Agreed on all points.  I generally use the caveman solution as much as I can.  I do all that I can to statically link everything I can on Mac and Windows.

I used to use libjpeg -- but for some reason I don't remember, I used my own version outside of FLTK.   libjpeg's build system seemed constantly broken on one or more platforms.  For a supposedly simple library, it was taking a disproportionate amount of work to maintain.  One solution could have been to switch to the FLTK bundled version -- but instead (perhaps in a fit of rage), I switched to stb_image and could not be more happy with the result.  Single-file header-only library, no toolchain problems, and I get a bunch of file formats all in one go.  Since then (in this and other projects) I've ditched libjpeg, libpng, libtiff, and others and have adopted stb_image_write where needed -- best decision ever.

> In short, I'd love to see some TLC applied to the FindFLTK.cmake
> script.

What is TLC? https://www.acronymfinder.com finds 237 results.

Tender loving care
 
> We could distribute our own version with FLTK and I am sure the
> CMake project would pick up any updates quickly.

I'm not sure they'd want this.
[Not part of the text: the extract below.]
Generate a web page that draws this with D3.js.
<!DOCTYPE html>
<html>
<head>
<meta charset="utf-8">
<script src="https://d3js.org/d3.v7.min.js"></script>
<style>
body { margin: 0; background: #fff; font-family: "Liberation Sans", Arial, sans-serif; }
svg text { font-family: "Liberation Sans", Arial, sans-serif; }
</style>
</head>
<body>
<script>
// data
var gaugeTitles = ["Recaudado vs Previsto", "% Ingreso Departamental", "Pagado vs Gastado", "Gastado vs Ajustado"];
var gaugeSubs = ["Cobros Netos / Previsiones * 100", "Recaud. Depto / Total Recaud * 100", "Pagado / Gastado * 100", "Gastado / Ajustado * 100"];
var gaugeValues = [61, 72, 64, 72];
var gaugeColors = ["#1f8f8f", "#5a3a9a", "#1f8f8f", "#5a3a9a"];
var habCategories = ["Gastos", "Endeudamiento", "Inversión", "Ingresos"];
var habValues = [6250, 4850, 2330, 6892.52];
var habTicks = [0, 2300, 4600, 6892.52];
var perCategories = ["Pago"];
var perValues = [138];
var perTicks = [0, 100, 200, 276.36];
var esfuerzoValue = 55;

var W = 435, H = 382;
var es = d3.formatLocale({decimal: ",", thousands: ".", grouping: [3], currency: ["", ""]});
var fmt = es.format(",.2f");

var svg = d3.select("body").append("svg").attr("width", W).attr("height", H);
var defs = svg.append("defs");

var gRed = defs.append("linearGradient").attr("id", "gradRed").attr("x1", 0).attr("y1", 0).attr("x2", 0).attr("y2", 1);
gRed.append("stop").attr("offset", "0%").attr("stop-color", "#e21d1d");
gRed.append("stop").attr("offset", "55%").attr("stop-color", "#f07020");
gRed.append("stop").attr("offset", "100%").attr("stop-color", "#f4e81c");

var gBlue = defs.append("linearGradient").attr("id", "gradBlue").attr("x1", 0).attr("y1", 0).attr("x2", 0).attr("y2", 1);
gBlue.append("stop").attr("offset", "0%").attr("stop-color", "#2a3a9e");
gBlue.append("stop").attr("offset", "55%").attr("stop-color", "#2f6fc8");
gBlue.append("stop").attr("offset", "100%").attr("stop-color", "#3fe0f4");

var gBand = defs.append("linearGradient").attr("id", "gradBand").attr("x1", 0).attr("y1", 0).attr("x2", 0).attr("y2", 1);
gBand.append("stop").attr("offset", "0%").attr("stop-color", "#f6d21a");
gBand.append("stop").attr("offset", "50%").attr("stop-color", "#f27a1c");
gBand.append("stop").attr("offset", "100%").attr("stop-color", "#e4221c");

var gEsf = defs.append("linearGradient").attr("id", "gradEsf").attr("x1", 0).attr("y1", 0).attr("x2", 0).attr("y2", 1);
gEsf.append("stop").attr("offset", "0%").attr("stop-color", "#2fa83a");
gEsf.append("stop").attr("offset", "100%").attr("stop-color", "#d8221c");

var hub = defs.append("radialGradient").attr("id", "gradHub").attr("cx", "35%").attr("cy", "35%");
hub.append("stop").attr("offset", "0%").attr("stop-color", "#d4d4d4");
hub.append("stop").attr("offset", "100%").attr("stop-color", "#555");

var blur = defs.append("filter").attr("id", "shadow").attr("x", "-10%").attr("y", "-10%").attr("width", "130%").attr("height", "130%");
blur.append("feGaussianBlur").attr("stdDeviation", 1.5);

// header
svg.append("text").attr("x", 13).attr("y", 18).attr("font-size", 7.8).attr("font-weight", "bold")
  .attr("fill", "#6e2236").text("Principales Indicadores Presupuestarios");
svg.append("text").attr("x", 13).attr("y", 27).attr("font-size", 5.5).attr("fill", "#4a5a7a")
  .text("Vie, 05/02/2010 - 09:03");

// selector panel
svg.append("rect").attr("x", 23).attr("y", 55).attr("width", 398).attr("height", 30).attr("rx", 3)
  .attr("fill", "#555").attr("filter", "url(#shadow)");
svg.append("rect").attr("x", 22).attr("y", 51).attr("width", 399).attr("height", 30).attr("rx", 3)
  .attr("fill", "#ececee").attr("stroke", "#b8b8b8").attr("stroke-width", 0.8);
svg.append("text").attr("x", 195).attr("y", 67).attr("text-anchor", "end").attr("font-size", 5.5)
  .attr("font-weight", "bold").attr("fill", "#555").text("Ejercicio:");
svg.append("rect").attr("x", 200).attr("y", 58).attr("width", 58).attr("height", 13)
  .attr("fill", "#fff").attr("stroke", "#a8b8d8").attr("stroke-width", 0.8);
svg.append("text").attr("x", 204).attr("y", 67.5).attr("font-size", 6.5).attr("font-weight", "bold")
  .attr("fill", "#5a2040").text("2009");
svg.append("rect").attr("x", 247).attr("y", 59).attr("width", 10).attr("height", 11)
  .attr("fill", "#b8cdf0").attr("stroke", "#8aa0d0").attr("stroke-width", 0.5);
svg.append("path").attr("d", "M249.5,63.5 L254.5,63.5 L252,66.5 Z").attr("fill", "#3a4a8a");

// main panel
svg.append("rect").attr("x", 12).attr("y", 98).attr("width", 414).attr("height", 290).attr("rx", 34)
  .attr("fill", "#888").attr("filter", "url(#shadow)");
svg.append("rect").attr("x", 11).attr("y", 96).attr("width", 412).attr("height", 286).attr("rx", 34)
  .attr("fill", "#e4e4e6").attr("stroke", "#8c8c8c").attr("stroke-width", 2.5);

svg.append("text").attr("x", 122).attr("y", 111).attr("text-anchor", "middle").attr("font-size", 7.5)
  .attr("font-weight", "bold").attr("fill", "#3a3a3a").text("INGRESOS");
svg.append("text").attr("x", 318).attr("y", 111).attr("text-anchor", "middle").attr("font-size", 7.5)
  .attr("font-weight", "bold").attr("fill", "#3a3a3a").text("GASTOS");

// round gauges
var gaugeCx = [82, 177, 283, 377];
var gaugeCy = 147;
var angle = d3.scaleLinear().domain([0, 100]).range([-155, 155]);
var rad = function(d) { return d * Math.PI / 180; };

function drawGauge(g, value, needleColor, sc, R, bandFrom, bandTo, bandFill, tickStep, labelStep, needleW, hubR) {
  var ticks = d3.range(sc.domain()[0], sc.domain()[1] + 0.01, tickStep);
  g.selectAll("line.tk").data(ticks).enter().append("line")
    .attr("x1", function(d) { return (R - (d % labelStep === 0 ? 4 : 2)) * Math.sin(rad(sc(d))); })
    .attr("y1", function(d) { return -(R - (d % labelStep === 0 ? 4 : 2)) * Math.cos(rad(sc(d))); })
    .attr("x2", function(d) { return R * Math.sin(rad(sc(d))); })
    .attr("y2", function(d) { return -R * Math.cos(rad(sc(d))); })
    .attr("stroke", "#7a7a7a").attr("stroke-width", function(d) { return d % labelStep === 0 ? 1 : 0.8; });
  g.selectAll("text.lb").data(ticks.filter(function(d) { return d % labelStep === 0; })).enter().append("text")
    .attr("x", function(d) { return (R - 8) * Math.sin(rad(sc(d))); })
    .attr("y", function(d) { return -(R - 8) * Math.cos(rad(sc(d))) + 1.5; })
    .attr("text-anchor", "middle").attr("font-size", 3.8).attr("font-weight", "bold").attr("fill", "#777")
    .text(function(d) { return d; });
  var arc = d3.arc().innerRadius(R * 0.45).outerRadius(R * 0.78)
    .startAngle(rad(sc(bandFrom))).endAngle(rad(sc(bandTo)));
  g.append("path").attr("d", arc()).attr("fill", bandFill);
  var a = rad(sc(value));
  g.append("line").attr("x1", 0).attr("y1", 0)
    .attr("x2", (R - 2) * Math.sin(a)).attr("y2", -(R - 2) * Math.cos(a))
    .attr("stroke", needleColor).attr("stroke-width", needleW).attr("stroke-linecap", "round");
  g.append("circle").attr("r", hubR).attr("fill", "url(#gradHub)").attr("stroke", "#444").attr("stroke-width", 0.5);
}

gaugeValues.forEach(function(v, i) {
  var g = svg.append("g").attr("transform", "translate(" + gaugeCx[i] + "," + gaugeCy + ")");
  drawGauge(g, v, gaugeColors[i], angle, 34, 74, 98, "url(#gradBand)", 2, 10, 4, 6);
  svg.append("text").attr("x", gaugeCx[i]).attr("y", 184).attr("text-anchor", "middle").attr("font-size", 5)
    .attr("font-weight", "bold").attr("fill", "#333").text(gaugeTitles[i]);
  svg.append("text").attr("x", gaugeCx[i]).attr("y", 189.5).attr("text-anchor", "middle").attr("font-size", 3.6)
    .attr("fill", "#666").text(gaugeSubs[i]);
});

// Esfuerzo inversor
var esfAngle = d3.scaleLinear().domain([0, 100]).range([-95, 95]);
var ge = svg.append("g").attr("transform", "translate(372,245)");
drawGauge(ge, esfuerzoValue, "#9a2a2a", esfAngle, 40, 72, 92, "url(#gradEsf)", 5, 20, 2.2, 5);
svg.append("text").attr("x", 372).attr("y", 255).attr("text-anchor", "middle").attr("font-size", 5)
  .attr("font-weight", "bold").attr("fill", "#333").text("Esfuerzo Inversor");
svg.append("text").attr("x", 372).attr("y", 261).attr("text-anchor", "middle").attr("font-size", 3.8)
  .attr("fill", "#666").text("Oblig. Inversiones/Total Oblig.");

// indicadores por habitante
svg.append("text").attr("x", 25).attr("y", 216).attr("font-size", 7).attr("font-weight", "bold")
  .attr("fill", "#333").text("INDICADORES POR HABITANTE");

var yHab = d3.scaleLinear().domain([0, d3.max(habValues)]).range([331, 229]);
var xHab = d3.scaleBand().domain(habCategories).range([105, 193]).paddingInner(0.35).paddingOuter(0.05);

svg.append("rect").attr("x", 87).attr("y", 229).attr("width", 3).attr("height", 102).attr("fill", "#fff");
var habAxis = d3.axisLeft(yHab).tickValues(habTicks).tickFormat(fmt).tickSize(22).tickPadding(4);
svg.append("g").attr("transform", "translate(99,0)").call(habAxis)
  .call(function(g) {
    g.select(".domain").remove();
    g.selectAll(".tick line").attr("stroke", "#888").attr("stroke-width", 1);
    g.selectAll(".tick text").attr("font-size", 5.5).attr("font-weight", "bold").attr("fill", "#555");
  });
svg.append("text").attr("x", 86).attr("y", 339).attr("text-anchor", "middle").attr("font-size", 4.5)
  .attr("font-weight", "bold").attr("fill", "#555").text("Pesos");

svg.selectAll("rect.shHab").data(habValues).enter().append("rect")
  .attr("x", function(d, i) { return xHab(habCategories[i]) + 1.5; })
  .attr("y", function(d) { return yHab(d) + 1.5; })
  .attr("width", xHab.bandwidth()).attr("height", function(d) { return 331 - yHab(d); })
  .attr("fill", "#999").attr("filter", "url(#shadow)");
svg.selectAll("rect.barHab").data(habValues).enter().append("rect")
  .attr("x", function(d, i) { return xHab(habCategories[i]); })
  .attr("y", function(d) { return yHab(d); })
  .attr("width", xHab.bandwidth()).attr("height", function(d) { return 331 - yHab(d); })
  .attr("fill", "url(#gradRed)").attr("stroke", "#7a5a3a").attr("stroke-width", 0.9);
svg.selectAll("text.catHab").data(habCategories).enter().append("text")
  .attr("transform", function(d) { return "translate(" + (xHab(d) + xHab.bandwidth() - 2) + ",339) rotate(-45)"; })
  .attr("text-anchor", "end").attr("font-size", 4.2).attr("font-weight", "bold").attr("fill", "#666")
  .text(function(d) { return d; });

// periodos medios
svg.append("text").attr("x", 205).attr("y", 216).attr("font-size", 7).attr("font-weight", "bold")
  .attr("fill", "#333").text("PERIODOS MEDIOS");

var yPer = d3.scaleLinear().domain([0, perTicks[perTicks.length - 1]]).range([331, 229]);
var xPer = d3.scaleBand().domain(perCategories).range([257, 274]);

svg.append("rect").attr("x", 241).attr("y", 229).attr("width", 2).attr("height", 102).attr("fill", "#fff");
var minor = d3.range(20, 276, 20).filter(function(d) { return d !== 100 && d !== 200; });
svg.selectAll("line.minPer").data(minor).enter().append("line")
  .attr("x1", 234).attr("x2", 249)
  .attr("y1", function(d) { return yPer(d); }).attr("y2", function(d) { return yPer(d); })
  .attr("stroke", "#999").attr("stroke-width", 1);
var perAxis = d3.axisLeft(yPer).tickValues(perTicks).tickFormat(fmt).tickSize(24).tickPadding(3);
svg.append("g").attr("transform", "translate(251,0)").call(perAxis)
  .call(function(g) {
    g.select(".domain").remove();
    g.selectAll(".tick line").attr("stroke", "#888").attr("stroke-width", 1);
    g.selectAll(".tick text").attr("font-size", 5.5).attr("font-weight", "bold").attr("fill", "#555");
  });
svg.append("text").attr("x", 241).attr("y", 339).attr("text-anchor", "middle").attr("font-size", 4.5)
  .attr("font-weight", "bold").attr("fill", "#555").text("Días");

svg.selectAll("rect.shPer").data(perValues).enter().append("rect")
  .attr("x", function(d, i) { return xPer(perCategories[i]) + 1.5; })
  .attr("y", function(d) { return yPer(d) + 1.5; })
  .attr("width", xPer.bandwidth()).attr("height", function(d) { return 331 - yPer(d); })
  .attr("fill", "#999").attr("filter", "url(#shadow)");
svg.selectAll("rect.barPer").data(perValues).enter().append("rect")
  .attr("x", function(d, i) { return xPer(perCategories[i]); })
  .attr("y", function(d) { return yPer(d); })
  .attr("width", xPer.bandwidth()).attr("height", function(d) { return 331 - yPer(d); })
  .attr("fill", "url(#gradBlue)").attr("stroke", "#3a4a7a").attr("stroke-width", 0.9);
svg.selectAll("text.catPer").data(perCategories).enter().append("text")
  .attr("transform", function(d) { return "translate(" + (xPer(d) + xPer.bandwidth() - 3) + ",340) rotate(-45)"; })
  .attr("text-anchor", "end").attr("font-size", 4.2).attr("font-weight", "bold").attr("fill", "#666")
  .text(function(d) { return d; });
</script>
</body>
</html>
Here are some links that show why they
don't want to distribute a FindSDL2 module:

https://stackoverflow.com/questions/54005991/what-happened-to-findsdl2-in-cmake

See Brad King's reply here:
https://github.com/Kitware/CMake/pull/149#issuecomment-87666029

... and the linked discussion:

The gist being (citation): "Package configuration files that come with
the package are technically superior to find modules because they know
exactly what comes with the package and where it is located...".
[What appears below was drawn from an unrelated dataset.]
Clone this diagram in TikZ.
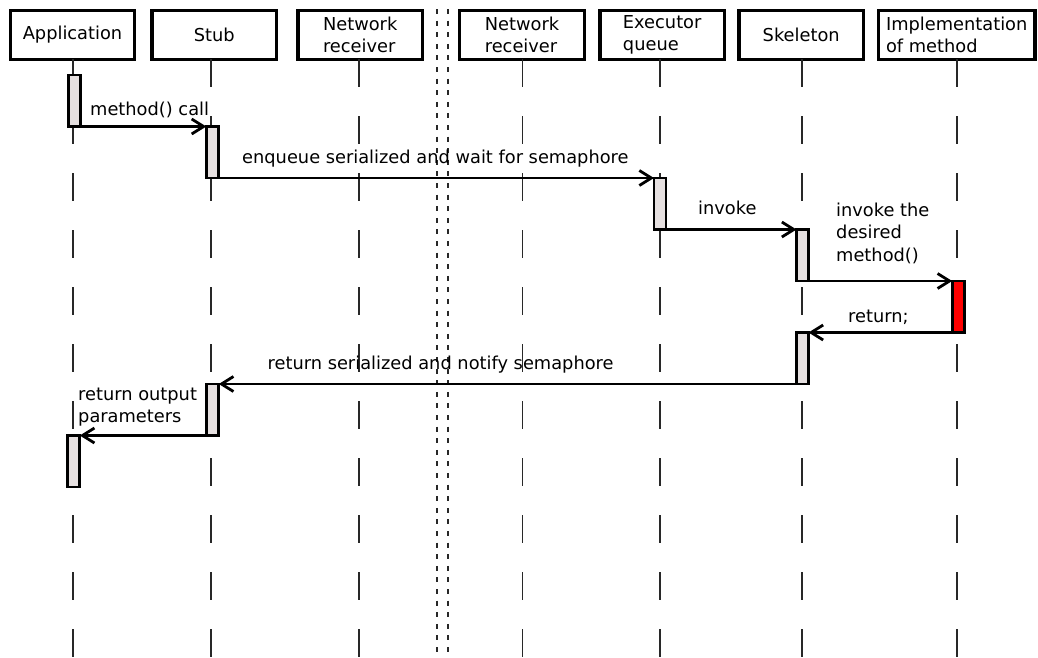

I get that this can be a more sophisticated and complex solution.  However, do we really need that complexity?  Is there no way to duplicate that functionality?

99% of what we need is the path to includes, the path to libraries, and the path to fluid.
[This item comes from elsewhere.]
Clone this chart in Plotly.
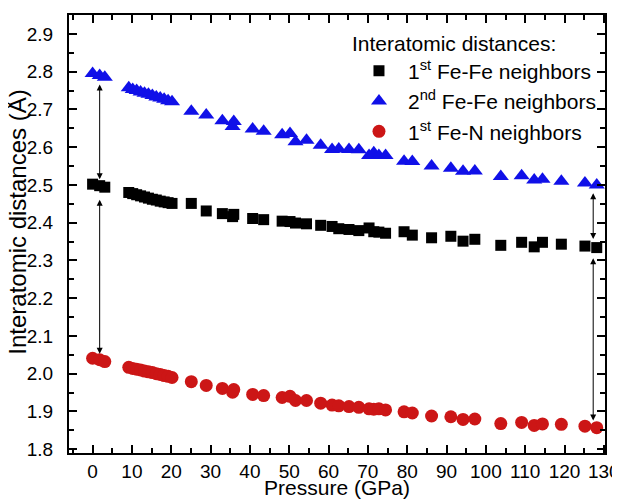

Flags to identify build options -- jpeg, png, cairo, zlib, etc.  Are next and should be doable somehow.

Do we need to communicate anything super complex?
 
Another drawback is (CMake) backwards compatibility, I mean: we want to
support the oldest CMake versions possible (to *build* FLTK). I know
it's a different issue, but we can't push FindFLTK modules to older
CMake versions than the most current, i.e. the next version at best.
This will never work.

That is why I suggested you carry your own version with FLTK.  In my own project, I carry (or at least used to) some FindXXXX.cmake scripts for various things.  If we have an 'official' FLTK carried version, then application developers can copy that FindFLTK.cmake into their project and carry that until the commonly installed CMake on their target platforms catches up.

FindFLTK.cmake has been broken for at least 10 years.  If we had fixed it back then, I am pretty sure it would have been picked up by CMake upstream and be widely available by now.  Instead, CMake is distributing a known broken script.
 
That said, I think we will need to produce CMake config files that can
be distributed with FLTK so find_package(FLTK CONFIG) aka "NOMODULE"
works. The FindFLTK module in CMake is really only for FLTK 1.1, not
1.3, nor any future release.

I think we're saying the same thing here (but possibly different in some technicality).